Jaff dkk ( Asymptomatic Carotid Trial I- ACT I) mendapatkan hasil serupa pada studi khusus pada populasi stenosis karotis yang belum pernah mengalami kejadian stroke sebelumnya. Subjek bebas stroke pasca prosedur mencapai 97.3% pada grup CAS dan 97.8% pada CEA.
Namun demikian, terdapat perhatian khusus mengenai aplikasi studi-studi mengenai CAS di dunia nyata. Sebuah studi oleh Jalbert dkk dimuat Journal of American Medical Association menemukan fakta berbeda mengenai kejadian stroke dan mortalitas pasca CAS. Pada subjek asimtomatik dengan rata rata usia 76 tahun, angka kematian dalam dua tahun pasca CAS mencapai 27%. Angka kematian tersebut bahkan mencapai 37.7% pada subjek simtomatik.
 
Oleh karena itu, tindakan CAS harus memperhatikan hal-hal tertentu yang meningkatkan risiko. Hal tersebut adalah: usia pasien yang tua, dan kurangnya pengalaman operator (beserta tim nya), dan komorbiditas subjek.
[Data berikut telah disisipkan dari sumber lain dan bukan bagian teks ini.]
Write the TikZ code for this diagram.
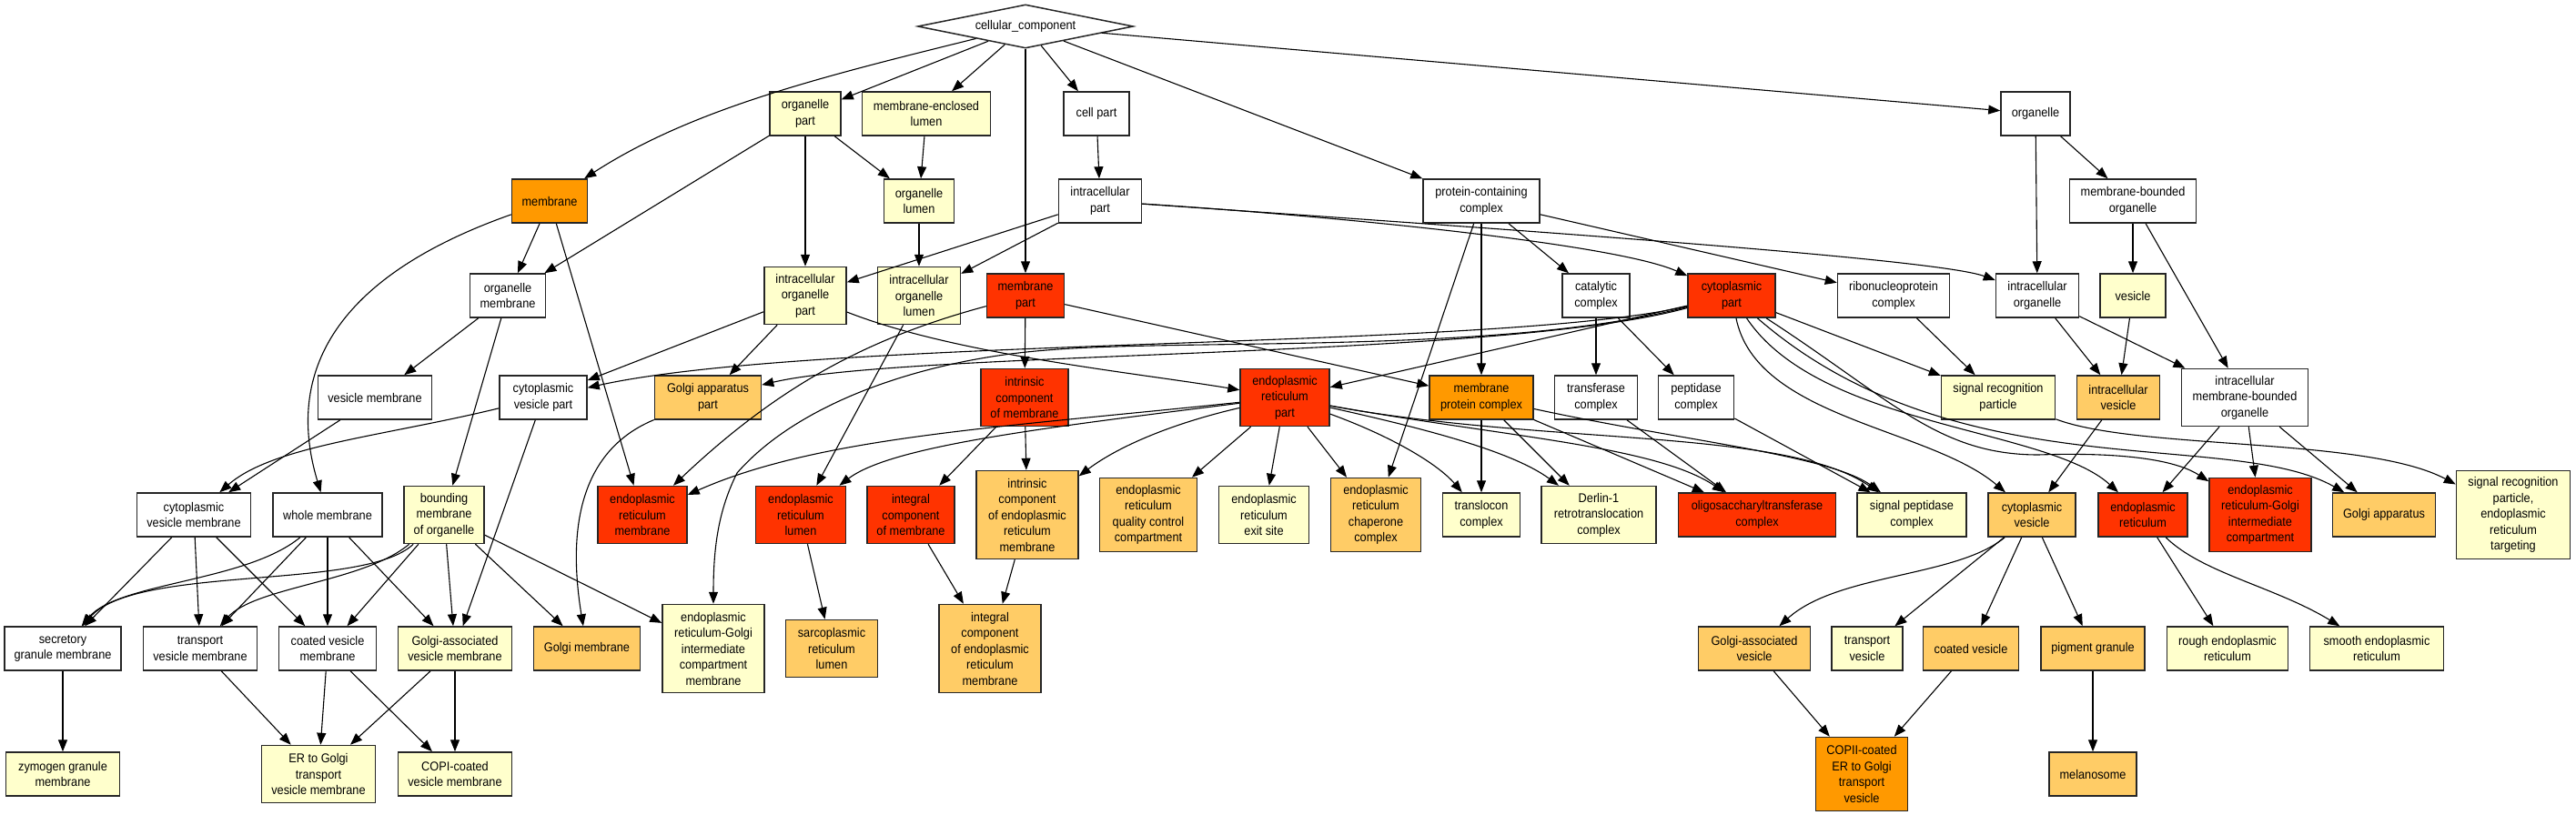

Pada studi Jalbert, 85% subjek adalah penyakit jantung koroner, 25% gagal jantung dan 20% terdiagnosis kanker.
Patut menjadi perhatian bahwa euforia atas hasil studi SAPPHIRE dan CREST mesti diimbangi dengan sikap kritis melalui studi lanjut untuk terus menemukan indikasi paling ideal dan karakteristik pasien yang optimal untuk kandidat prosedur CAS. Keuntungan tindakan CAS akan sangat berkurang atau bahkan tidak ada pada penderita dengan risiko tinggi meninggal karena penyakit lain selain stroke.
 
KESIMPULAN
 
Pada populasi penderita dengan risiko tinggi komplikasi endarterektomi, data berbagai studi mendukung stenting sebagai alternatif terapi. Hasil Endarterektomi atau stenting pada penderita asimtomatik dan simtomatik cukup sebanding apabila dilakukan dengan operator dan tim yang berpengalaman. Keputusan revaskularisasi dan pemilihan teknik sebaiknya melibatkan diskusi multidisiplin dan keluarga pasien untuk mencapai keuntungan yang diharapkan dari langkah ini, yaitu prevensi stroke dan kematian. Stenting arteri karotis sejauh ini merupakan metode intervensi yang relatif tidak invasif dibandingkan endarterektomi dan memiliki masa depan cukup menjanjikan.